The cyber kill chain models the process that attackers go through to achieve their ultimate goal of data exfiltration or system compromise. The seven stages of the cyber kill chain are as follows: (1) reconnaissance, (2) weaponization, (3) delivery, (4) exploitation, (5) installation, (6) command and control, and (7) actions on objectives. By focusing on prevention and detection at earlier stages in the chain, an organization can reduce the potential for damage. The further along the chain that an attack progresses, the greater the damage is likely to be.
The cyber kill chain, a concept originally developed by Lockheed Martin, is widely used by security analysts to understand what attackers might be doing. Proportionate security controls (people, process, and technology) can be applied to address each stage, taking into consideration an organization's risk appetite. The lower the risk appetite, the more stringent the security controls.
Some of today's more sophisticated cyberattacks are successfully compressing early stages (1 through 5) of the cyber kill chain to exploit known vulnerabilities. There are security controls that can be applied – irrespective of risk appetite – to address known vulnerabilities. Dealing with what a security analyst knows may become a problem sounds basic to many but is a continuing challenge for organizations. The volume of vulnerabilities, complexity of systems, and serious staff shortages are all significant contributors to this challenge.

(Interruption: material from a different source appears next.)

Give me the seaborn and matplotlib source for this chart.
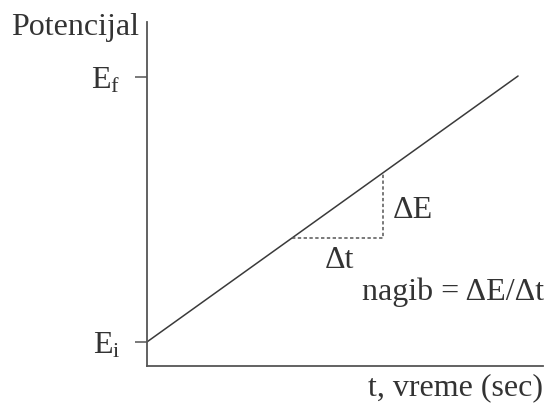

Addressing known vulnerabilities includes having an established process for identifying these vulnerabilities (using scanning) as well as remediating them via activities such as patching, both of which are security controls covering technology and process. Technology vendors regularly provide notifications of vulnerabilities, along with a patch. Prioritizing the application of patches is essential, as not every vulnerability will require immediate remediation. Instead, the most critical vulnerabilities in the most widely used applications, systems, equipment, and devices will be applied soonest. Increased automation in today's security technology helps support remediation prioritization, and autonomous systems are frequently used for patching at scale.
There are no shortcuts to addressing software vulnerabilities, but the timely patching of software, systems, equipment, and devices can go a long way towards thwarting attackers in their efforts to progress through the cyber kill chain.